*Exercise description:* Only the lines from the start of the data below through the line that contains "0.5, 1), minor=True)" are to be copied, exactly and without pictures.

-- BEGIN Supplied information --

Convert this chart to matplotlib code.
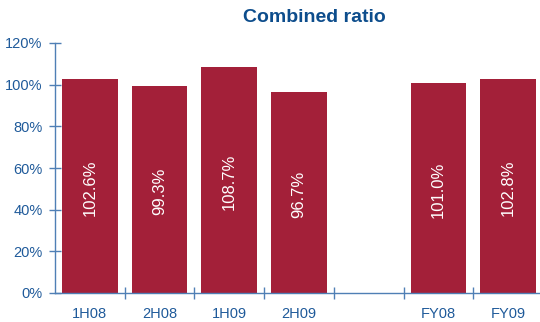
import matplotlib
matplotlib.use("Agg")
import matplotlib.pyplot as plt
import numpy as np

plt.rcParams['font.family'] = ['Liberation Sans', 'DejaVu Sans']

categories = ["1H08", "2H08", "1H09", "2H09", "", "FY08", "FY09"]
values = [102.6, 99.3, 108.7, 96.7, None, 101.0, 102.8]
y_ticks = [0, 20, 40, 60, 80, 100, 120]

bar_color = "#A32039"
axis_color = "#4F7FB5"
text_color = "#1F5A9A"
title_color = "#0D4D8C"

fig = plt.figure(figsize=(5.4, 3.22), dpi=100)
ax = fig.add_axes([55 / 540, 29 / 322, 488 / 540, 250 / 322])

x = np.arange(len(categories))
for xi, v in zip(x, values):
    if v is None:
        continue
    ax.bar(xi, v, width=0.8, color=bar_color, zorder=2)
    ax.text(xi, v / 2 - 1, f"{v:.1f}%", rotation=90, ha="center", va="center",
            color="white", fontsize=12, zorder=3)

ax.set_xlim(-0.5, len(categories) - 0.5)
ax.set_ylim(0, 120)
ax.set_yticks(y_ticks)
ax.set_yticklabels([f"{t}%" for t in y_ticks])
ax.set_xticks(x)
ax.set_xticklabels(categories)
ax.set_xticks(np.arange(0.5, len(categories) - 0.5, 1), minor=True)

ax.tick_params(axis="x", which="major", length=0, pad=10, labelsize=10.5,
               labelcolor=text_color)
ax.tick_params(axis="x", which="minor", length=8, direction="inout",
               color=axis_color, width=1)
ax.tick_params(axis="y", which="major", length=8, direction="inout",
               color=axis_color, width=1, labelsize=10.5, labelcolor=text_color,
               pad=5)

for side in ("top", "right"):
    ax.spines[side].set_visible(False)
for side in ("left", "bottom"):
    ax.spines[side].set_color(axis_color)
    ax.spines[side].set_linewidth(1)
    ax.spines[side].set_zorder(4)

fig.text(314 / 540, 1 - 18 / 322, "Combined ratio", ha="center", va="center",
         fontsize=14, fontweight="bold", color=title_color)

fig.savefig("out.png", dpi=100)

-- END Supplied information --

*Complete answer:*
Convert this chart to matplotlib code.
import matplotlib
matplotlib.use("Agg")
import matplotlib.pyplot as plt
import numpy as np

plt.rcParams['font.family'] = ['Liberation Sans', 'DejaVu Sans']

categories = ["1H08", "2H08", "1H09", "2H09", "", "FY08", "FY09"]
values = [102.6, 99.3, 108.7, 96.7, None, 101.0, 102.8]
y_ticks = [0, 20, 40, 60, 80, 100, 120]

bar_color = "#A32039"
axis_color = "#4F7FB5"
text_color = "#1F5A9A"
title_color = "#0D4D8C"

fig = plt.figure(figsize=(5.4, 3.22), dpi=100)
ax = fig.add_axes([55 / 540, 29 / 322, 488 / 540, 250 / 322])

x = np.arange(len(categories))
for xi, v in zip(x, values):
    if v is None:
        continue
    ax.bar(xi, v, width=0.8, color=bar_color, zorder=2)
    ax.text(xi, v / 2 - 1, f"{v:.1f}%", rotation=90, ha="center", va="center",
            color="white", fontsize=12, zorder=3)

ax.set_xlim(-0.5, len(categories) - 0.5)
ax.set_ylim(0, 120)
ax.set_yticks(y_ticks)
ax.set_yticklabels([f"{t}%" for t in y_ticks])
ax.set_xticks(x)
ax.set_xticklabels(categories)
ax.set_xticks(np.arange(0.5, len(categories) - 0.5, 1), minor=True)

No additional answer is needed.